I'm wondering if there's something like a dirt-cheap ($50 or less) PC-on-a-stick that I can plug into the spare HDMI port of my TV and dedicate to running an N64 emulator (and maybe things like media apps)? I have a usb N64 controller clone and would like to use that. I do have a Wii U that I got Nintendont installed on, but the only emulator seems to be a stalled project.

I have purchased all of the N64 games from the eShop that I wanted (and would've purchased all of my Gamecube games were they available), but some (like Banjo-Kajooie) will probably never be made to purchase


----------



## FAST6191 (Sep 28, 2015)

If you want banjo I would highly suggest you look at the 360 remakes, or I guess that recent xbone collection as well. It is not quite the leap that Perfect Dark saw but still enough that I would not really consider the originals any more.
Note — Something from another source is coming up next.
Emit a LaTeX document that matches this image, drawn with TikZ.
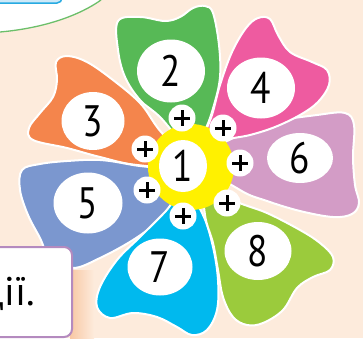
\documentclass[tikz,border=0pt]{standalone}
\usepackage{fontspec}
\setmainfont{PT Sans}
\newfontfamily\digitfont[FakeStretch=0.85]{PT Sans}
\usetikzlibrary{shapes.geometric,positioning,calc}
\definecolor{bgPeach}{HTML}{FDEBDC}
\definecolor{shadePeach}{HTML}{F8C8A4}
\definecolor{arcGreen}{HTML}{6CBF6A}
\definecolor{boxBlue}{HTML}{CDE9F8}
\definecolor{lineBlue}{HTML}{27AAE1}
\definecolor{boxPurple}{HTML}{B48ABF}
\definecolor{coreYellow}{HTML}{FFF100}
\definecolor{petGreen}{HTML}{57B956}
\definecolor{petPink}{HTML}{EE5BA0}
\definecolor{petOrange}{HTML}{F4854C}
\definecolor{petLilac}{HTML}{D39CC6}
\definecolor{petBlue}{HTML}{7B97CF}
\definecolor{petCyan}{HTML}{00B9EE}
\definecolor{petLime}{HTML}{9BCB3C}

\begin{document}
\begin{tikzpicture}[x=1pt, y=-1pt,
    petal/.style={draw=white, line width=2pt, fill=#1},
    blob/.style={ellipse, fill=white, inner sep=0pt,
                 font=\digitfont\fontsize{44}{44}\selectfont},
    plus/.style={circle, fill=white, minimum size=27pt, inner sep=0pt,
      path picture={\draw[line width=3pt]
        ($(path picture bounding box.center)+(-8,0)$) -- ++(16,0)
        ($(path picture bounding box.center)+(0,-8)$) -- ++(0,16);}}]

  \useasboundingbox (0,0) rectangle (363,338);
  \clip (0,0) rectangle (363,338);
  \fill[bgPeach] (0,0) rectangle (363,338);
  \shade[left color=shadePeach, right color=bgPeach] (70,270) rectangle (94,338);

  %% top-left corner: bubble and blue frame
  \fill[white] (0,0) -- (0,32) .. controls (45,28) and (80,15) .. (101,0) -- cycle;
  \draw[arcGreen, line width=1.3pt] (0,32) .. controls (45,28) and (80,15) .. (101,0);
  \draw[lineBlue, fill=boxBlue, line width=1.5pt, rounded corners=5pt]
    (-20,-20) rectangle (62,3);

  %% ── Petals ──────────────────────────────────────────────
  \draw[petal=petOrange] plot[smooth cycle, tension=0.6] coordinates {
    (185,165) (157,127) (140,103) (113,80) (87,62) (67,56) (56,62) (57,80)
    (53,97) (40,113) (29,128) (33,140) (67,148) (100,157) (137,165)};
  \draw[petal=petBlue] plot[smooth cycle, tension=0.6] coordinates {
    (185,175) (133,165) (100,160) (67,161) (40,164) (22,170) (20,190)
    (28,215) (40,238) (50,258) (73,268) (100,258) (133,240) (160,220) (172,205)};
  \draw[petal=petCyan] plot[smooth cycle, tension=0.6] coordinates {
    (185,190) (165,212) (140,237) (117,260) (100,287) (97,307) (110,318)
    (133,313) (157,317) (177,327) (192,335) (207,330) (217,310) (218,280)
    (213,247) (203,215)};
  \draw[petal=petLime] plot[smooth cycle, tension=0.6] coordinates {
    (205,180) (233,200) (267,213) (300,230) (320,243) (333,257) (330,270)
    (313,277) (297,288) (283,310) (263,323) (247,325) (233,317) (223,297)
    (218,270) (213,243) (205,215)};
  \draw[petal=petLilac] plot[smooth cycle, tension=0.6] coordinates {
    (200,160) (233,138) (267,123) (317,115) (345,113) (354,125) (353,157)
    (355,185) (359,203) (352,214) (333,217) (300,211) (267,201) (240,190)};
  \draw[petal=petPink] plot[smooth cycle, tension=0.6] coordinates {
    (200,150) (212,115) (220,85) (232,52) (246,28) (258,18) (270,19)
    (278,35) (290,52) (312,62) (327,70) (329,85) (318,102) (300,115)
    (275,127) (250,135) (225,140)};
  \draw[petal=petGreen] plot[smooth cycle, tension=0.6] coordinates {
    (191,150) (160,117) (140,100) (125,77) (118,50) (118,21) (140,17)
    (165,21) (180,17) (193,8) (205,6) (213,13) (219,45) (220,77)
    (214,105) (205,130)};

  %% ── Centre ──────────────────────────────────────────────
  \node[circle, fill=coreYellow, minimum size=86pt] (core) at (191,167) {};
  \foreach \x/\y [count=\i] in {182/118, 223/128, 240/163, 227/203,
                                183/216, 147/190, 145/149}{
    \node[plus] (p\i) at (\x,\y) {};
  }

  %% numbers on white blobs
  \foreach \n/\x/\y/\w/\h in {1/183/166/48/52, 2/171/71/68/63, 3/93/121/63/58,
      4/261/88/68/61, 5/88/203/69/61, 6/300/158/66/50, 7/160/267/65/57,
      8/258/251/67/58}{
    \node[blob, minimum width=\w pt, minimum height=\h pt] (n\n) at (\x,\y) {\n};
  }

  %% bottom-left task box
  \draw[boxPurple, fill=white, line width=2pt, rounded corners=8pt]
    (-20,247) rectangle (72,337);
  \node[anchor=base east, inner sep=0pt, font=\fontsize{40}{40}\selectfont]
    (task) at (35,305) {дії.};

\end{tikzpicture}
\end{document}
android N64 emulators then... if you have a wii N64 emulator then better than that, save for the official stuff that was made/guaranteed to work or otherwise works similarly well with injection, however it is not great and if we are comparing it to the 16 bit consoles then not even close. It is not going to be a night and day thing like SNES on the DS to SNES on the PSP or something and I certainly would not rush out and get one. Plus the N64 looks like arse these days so the PC style filters/texture hacks actually matter.
Whether the USB controller works will depend upon the controller and possibly the device/OS/emulator as well.

If you want one for grabbing and taking around a friend's/weekend trip or something then go it. If you want something that is basically a PC but maybe without some of the really fancy features (quite doable for most 16 bit and old consoles, and possibly the PS1 as well) then I would say come back in 2 years but N64 emulation has only just really picked back up after stalling so I am not going to say that either -- people did well porting and refining things but N64 as a whole stopped progressing for a good while.


----------



## Futurdreamz (Sep 28, 2015)

Thanks. I was mostly looking for Banjo-Kazooie, Banjo-Tooie, and Glover (as i played that as a kid). I have purchased everything else from the eShop, but I would like to be able to play those three (and maybe some others after).
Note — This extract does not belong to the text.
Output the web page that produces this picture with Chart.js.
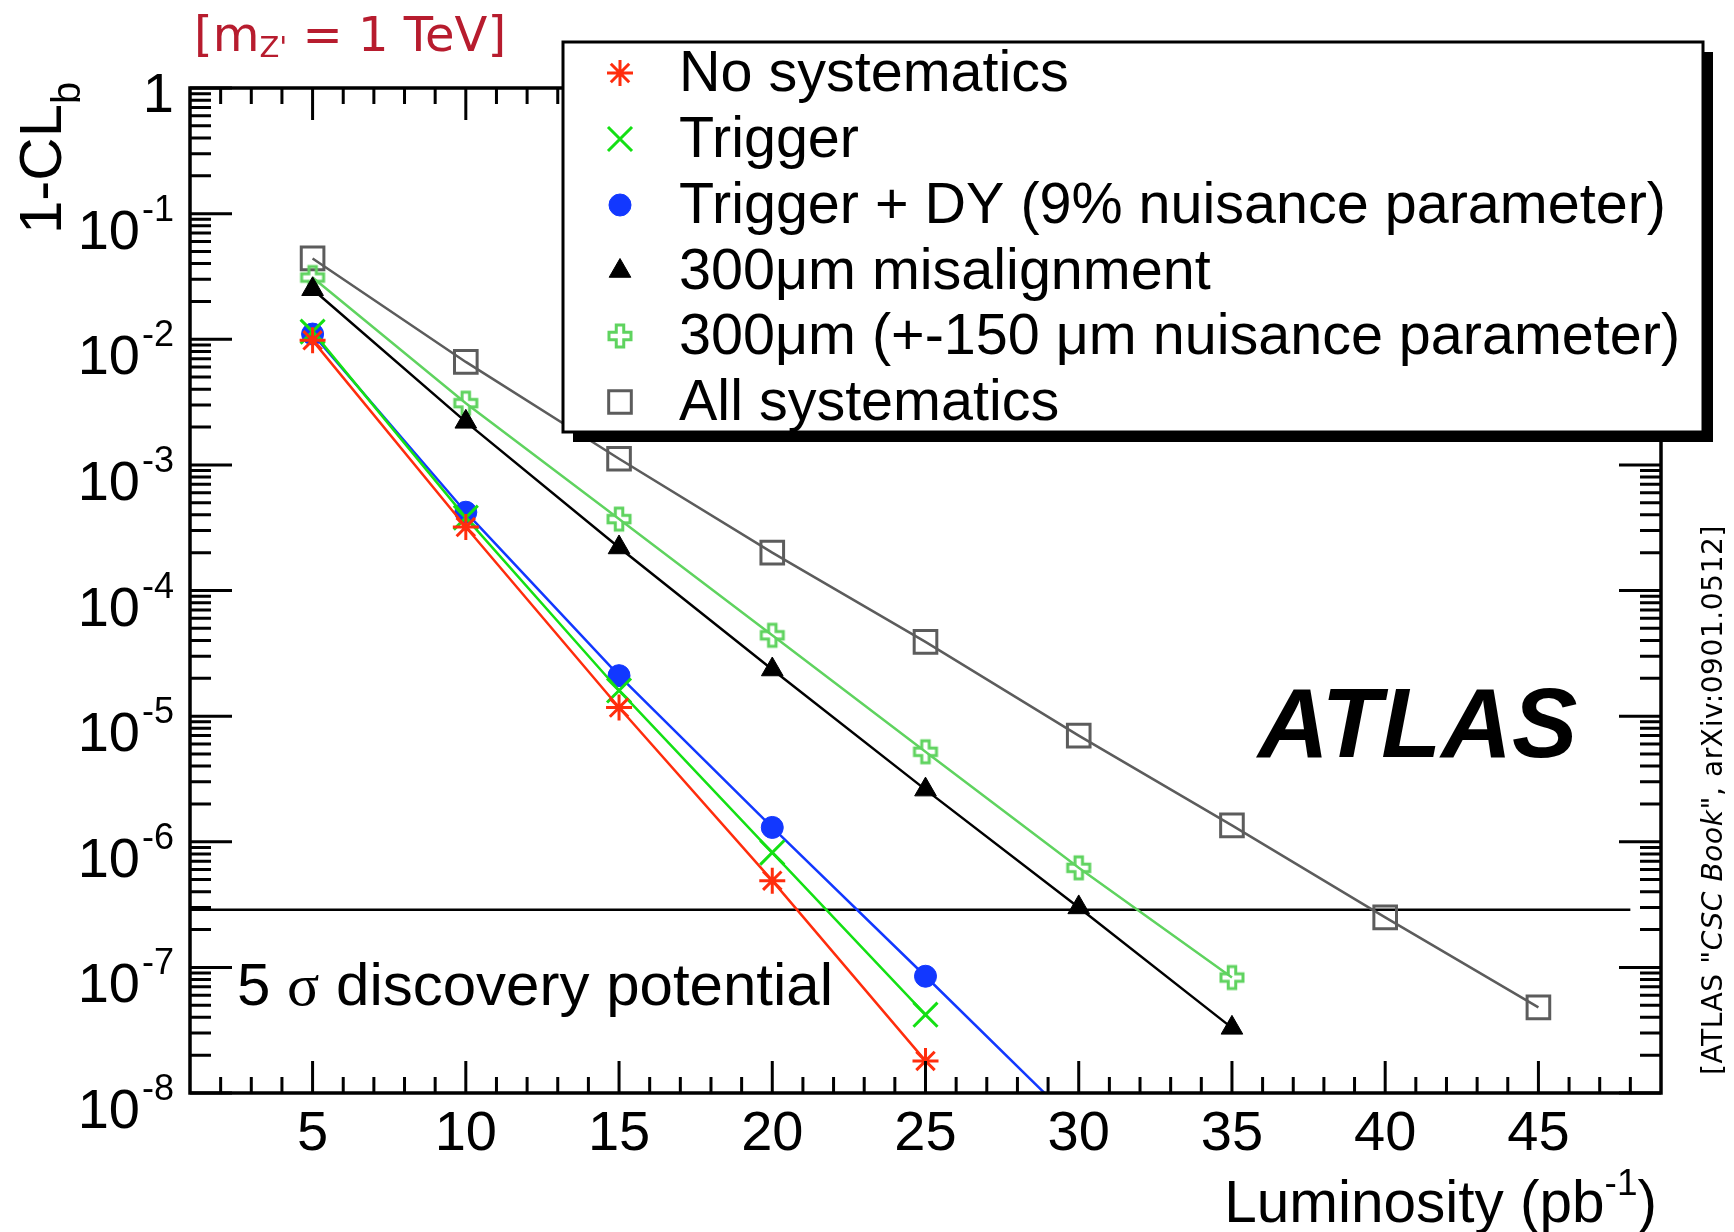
<!DOCTYPE html>
<html>
<head>
<meta charset="utf-8">
<script src="https://cdn.jsdelivr.net/npm/chart.js@4.4.1/dist/chart.umd.min.js"></script>
<style>
  html, body { margin: 0; padding: 0; background: #fff; }
  #wrap { width: 1734px; height: 1232px; }
</style>
</head>
<body>
<div id="wrap"><canvas id="chart" width="1734" height="1232"></canvas></div>
<script>
// luminosity points (pb^-1)
const lumi = [5, 10, 15, 20, 25, 30, 35, 40, 45];

// 1-CL_b values
const noSyst     = [9.8e-3, 3.2e-4, 1.17e-5, 4.9e-7, 1.8e-8];
const trigger    = [1.15e-2, 3.8e-4, 1.6e-5, 8.2e-7, 4.2e-8];
const triggerDY  = [1.1e-2, 4.2e-4, 2.1e-5, 1.3e-6, 8.5e-8, 5.4e-9];
const misalign   = [2.5e-2, 2.2e-3, 2.2e-4, 2.35e-5, 2.6e-6, 3.0e-7, 3.3e-8];
const misalignNP = [3.1e-2, 3.1e-3, 3.7e-4, 4.4e-5, 5.2e-6, 6.2e-7, 8.3e-8];
const allSyst    = [4.4e-2, 6.6e-3, 1.12e-3, 2.0e-4, 3.9e-5, 7.0e-6, 1.35e-6, 2.5e-7, 4.8e-8];

const seriesNames = [
  'No systematics',
  'Trigger',
  'Trigger + DY (9% nuisance parameter)',
  '300\u03bcm misalignment',
  '300\u03bcm (+-150 \u03bcm nuisance parameter)',
  'All systematics'
];

// 5 sigma discovery threshold
const fiveSigma = 2.87e-7;

// axis ticks
const xTickLabels = [5, 10, 15, 20, 25, 30, 35, 40, 45];
const yDecades = [0, -1, -2, -3, -4, -5, -6, -7, -8];

const FONT = '"Liberation Sans", Arial, Helvetica, sans-serif';
const HAND = '"DejaVu Sans", sans-serif';

// open cross marker (ROOT style 28) drawn on a small canvas
function openCross(size, color, lw) {
  const c = document.createElement('canvas');
  c.width = c.height = size + lw * 2;
  const g = c.getContext('2d');
  const m = lw, s = size, a = s * 0.33, b = s * 0.67;
  g.beginPath();
  g.moveTo(m + a, m); g.lineTo(m + b, m); g.lineTo(m + b, m + a);
  g.lineTo(m + s, m + a); g.lineTo(m + s, m + b); g.lineTo(m + b, m + b);
  g.lineTo(m + b, m + s); g.lineTo(m + a, m + s); g.lineTo(m + a, m + b);
  g.lineTo(m, m + b); g.lineTo(m, m + a); g.lineTo(m + a, m + a);
  g.closePath();
  g.strokeStyle = color;
  g.lineWidth = lw;
  g.stroke();
  return c;
}

const crossImg = openCross(22, '#5fd35f', 3);

function pts(values) {
  return values.map((v, i) => ({ x: lumi[i], y: v }));
}

const styles = [
  { color: '#ff2d0d', pointStyle: 'star',     radius: 13,   bw: 3, fill: 'rgba(0,0,0,0)' },
  { color: '#14e014', pointStyle: 'crossRot', radius: 17,   bw: 3, fill: 'rgba(0,0,0,0)' },
  { color: '#1238ff', pointStyle: 'circle',   radius: 11,   bw: 1, fill: '#1238ff' },
  { color: '#000000', pointStyle: 'triangle', radius: 12.5, bw: 1, fill: '#000000' },
  { color: '#5fd35f', pointStyle: crossImg,   radius: 12,   bw: 3, fill: 'rgba(0,0,0,0)' },
  { color: '#5c5c5c', pointStyle: 'rect',     radius: 16,   bw: 3, fill: 'rgba(0,0,0,0)' }
];

const seriesData = [noSyst, trigger, triggerDY, misalign, misalignNP, allSyst];

const datasets = seriesData.map((vals, i) => ({
  label: seriesNames[i],
  data: pts(vals),
  borderColor: styles[i].color,
  borderWidth: 2.5,
  pointStyle: styles[i].pointStyle,
  pointRadius: styles[i].radius,
  pointBorderWidth: styles[i].bw,
  pointBorderColor: styles[i].color,
  pointBackgroundColor: styles[i].fill,
  order: i
}));

datasets.push({
  label: '5 sigma',
  data: [{ x: 1, y: fiveSigma }, { x: 48, y: fiveSigma }],
  borderColor: '#000',
  borderWidth: 2.5,
  pointRadius: 0,
  order: 10
});

// draw a run of text pieces: [text, font, dy]
function runText(ctx, parts, x, y, align) {
  let total = 0;
  const widths = parts.map(p => {
    ctx.font = p[1];
    const w = ctx.measureText(p[0]).width;
    total += w;
    return w;
  });
  let cx = align === 'right' ? x - total : (align === 'center' ? x - total / 2 : x);
  ctx.textAlign = 'left';
  parts.forEach((p, i) => {
    ctx.font = p[1];
    ctx.fillText(p[0], cx, y + (p[2] || 0));
    cx += widths[i];
  });
}

const rootStyle = {
  id: 'rootStyle',
  afterDatasetsDraw(chart) {
    const { ctx, chartArea: a, scales: { x, y } } = chart;
    ctx.save();
    ctx.strokeStyle = '#000';
    ctx.fillStyle = '#000';
    ctx.textBaseline = 'alphabetic';

    // frame
    ctx.lineWidth = 3.5;
    ctx.strokeRect(a.left, a.top, a.right - a.left, a.bottom - a.top);

    // x ticks, bottom and top, pointing inward
    ctx.lineWidth = 3;
    ctx.beginPath();
    for (let v = 2; v <= 48; v++) {
      const px = x.getPixelForValue(v);
      const len = v % 5 === 0 ? 32 : 16;
      ctx.moveTo(px, a.bottom); ctx.lineTo(px, a.bottom - len);
      ctx.moveTo(px, a.top); ctx.lineTo(px, a.top + len);
    }
    // y ticks, left and right
    yDecades.forEach(d => {
      const py = y.getPixelForValue(Math.pow(10, d));
      ctx.moveTo(a.left, py); ctx.lineTo(a.left + 42, py);
      ctx.moveTo(a.right, py); ctx.lineTo(a.right - 42, py);
      if (d < 0) {
        for (let k = 2; k <= 9; k++) {
          const pm = y.getPixelForValue(k * Math.pow(10, d));
          ctx.moveTo(a.left, pm); ctx.lineTo(a.left + 21, pm);
          ctx.moveTo(a.right, pm); ctx.lineTo(a.right - 21, pm);
        }
      }
    });
    ctx.stroke();

    // x tick labels
    ctx.font = '56px ' + FONT;
    ctx.textAlign = 'center';
    xTickLabels.forEach(v => {
      ctx.fillText(String(v), x.getPixelForValue(v), a.bottom + 57);
    });

    // y tick labels
    yDecades.forEach(d => {
      const py = y.getPixelForValue(Math.pow(10, d));
      if (d === 0) {
        ctx.font = '56px ' + FONT;
        ctx.textAlign = 'right';
        ctx.fillText('1', 174, py + 24);
      } else {
        ctx.font = '36px ' + FONT;
        ctx.textAlign = 'right';
        const exp = String(d);
        ctx.fillText(exp, 174, py + 7);
        const ew = ctx.measureText(exp).width;
        ctx.font = '56px ' + FONT;
        ctx.fillText('10', 174 - ew - 2, py + 35);
      }
    });

    // y title, rotated
    ctx.save();
    ctx.translate(61, 234);
    ctx.rotate(-Math.PI / 2);
    runText(ctx, [['1-CL', '60px ' + FONT, 0], ['b', '40px ' + FONT, 19]], 0, 0, 'left');
    ctx.restore();

    // x title
    runText(ctx, [['Luminosity (pb', '58.5px ' + FONT, 0], ['-1', '37px ' + FONT, -27], [')', '58.5px ' + FONT, 0]], 1657, 1222, 'right');

    // 5 sigma text
    runText(ctx, [['5 ', '60px ' + FONT, 0], ['\u03c3', '60px "Liberation Serif", "DejaVu Serif", serif', 0],
                  [' discovery potential', '60px ' + FONT, 0]], 237, 1005, 'left');

    // ATLAS
    ctx.font = 'italic bold 98px ' + FONT;
    ctx.textAlign = 'left';
    ctx.fillText('ATLAS', 1258, 757);

    // mass label
    ctx.fillStyle = '#b71c2e';
    runText(ctx, [['[m', '48px ' + HAND, 0], ['Z\'', '29px ' + HAND, 6], [' = 1 TeV]', '48px ' + HAND, 0]], 194, 51, 'left');

    // reference text on the right
    ctx.fillStyle = '#000';
    ctx.save();
    ctx.translate(1722, 800);
    ctx.rotate(-Math.PI / 2);
    ctx.letterSpacing = '0.6px';
    runText(ctx, [['[ATLAS "', '28px ' + HAND, 0], ['CSC Book', 'italic 28px ' + HAND, 0],
                  ['", arXiv:0901.0512]', '28px ' + HAND, 0]], 0, 0, 'center');
    ctx.letterSpacing = '0px';
    ctx.restore();

    // legend box with shadow
    const L = { x: 563, y: 42, w: 1140, h: 390 };
    ctx.fillStyle = '#000';
    ctx.fillRect(L.x + 10, L.y + 10, L.w, L.h);
    ctx.fillStyle = '#fff';
    ctx.fillRect(L.x, L.y, L.w, L.h);
    ctx.lineWidth = 3;
    ctx.strokeStyle = '#000';
    ctx.strokeRect(L.x, L.y, L.w, L.h);

    const rowY = [71, 137, 203, 269, 334, 400];
    seriesNames.forEach((name, i) => {
      const st = styles[i];
      ctx.save();
      ctx.strokeStyle = st.color;
      ctx.fillStyle = st.fill;
      ctx.lineWidth = st.bw;
      Chart.helpers.drawPoint(ctx, { pointStyle: st.pointStyle, rotation: 0, radius: st.radius, borderWidth: st.bw }, 620, rowY[i] + 2);
      ctx.restore();
      ctx.fillStyle = '#000';
      ctx.font = '57.5px ' + FONT;
      ctx.textAlign = 'left';
      ctx.fillText(name, 679, rowY[i] + 20);
    });

    ctx.restore();
  }
};

new Chart(document.getElementById('chart').getContext('2d'), {
  type: 'line',
  data: { datasets: datasets },
  options: {
    responsive: false,
    animation: false,
    devicePixelRatio: 1,
    layout: { padding: { left: 190, right: 73, top: 88, bottom: 139 } },
    plugins: { legend: { display: false }, tooltip: { enabled: false } },
    elements: { line: { tension: 0, fill: false } },
    scales: {
      x: { type: 'linear', min: 1, max: 49, display: false },
      y: { type: 'logarithmic', min: 1e-8, max: 1, display: false }
    }
  },
  plugins: [rootStyle]
});
</script>
</body>
</html>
I had off and on considered an Xbox 360 or One, but the fact of the matter is that between my Wii U, 3DS, and Steam library, there isn't really any other incentive for an Xbox.
For PlayStation games I can at least buy a $70 Sony Bluray player and run them through PS Now (hypothetically).

So far the smallest solution would be to run Project64 form an Intel Compute stick, but then I might as well save $150 and run it off my laptop.


----------



## vayanui8 (Sep 28, 2015)

I dont know what your computer setup is like but you could possibly just connect that to your tv. Buying anything new will likely end up costing you more than your budget


----------



## Futurdreamz (Sep 28, 2015)

vayanui8 said:


> I dont know what your computer setup is like but you could possibly just connect that to your tv. Buying anything new will likely end up costing you more than your budget


True. It's admittedly more of a compulsion then a real need for a dedicated setup. I might as well just pick up a real N64 if I really wanted to act on my compulsion.


----------



## vayanui8 (Sep 28, 2015)

Futurdreamz said:


> True. It's admittedly more of a compulsion then a real need for a dedicated setup. I might as well just pick up a real N64 if I really wanted to act on my compulsion.


that may end up being one of the cheaper options anyway. they don't cost too much online right now


----------



## link6155 (Sep 28, 2015)

Either use your PC and hook it up with your TV or buy an N64.

If you do use your PC you'll need to find controllers to use. I use an N64 controller to USB adapter that allows me to plug my old N64 controllers into my PC. It works perfectly (after some calibration) and it's a lot cheaper than buying a new controller if you already have some.


----------



## Futurdreamz (Sep 28, 2015)

Ahh. Project64 crashes my Windows 10 computer, if it doesn't crash itself.


----------



## link6155 (Sep 28, 2015)

Futurdreamz said:


> Ahh. Project64 crashes my Windows 10 computer, if it doesn't crash itself.



Here's another solution, get a Fire TV Stick. Since it is powered by Android, you can side load apps (including emulators) onto it.



The Fire TV stick is $40, you'll also need to get a Bluetooth controller. The Moga pocket is a great solution, it only cost $10, however it lacks a d-pad and compatibility is rather limited unless you root.


----------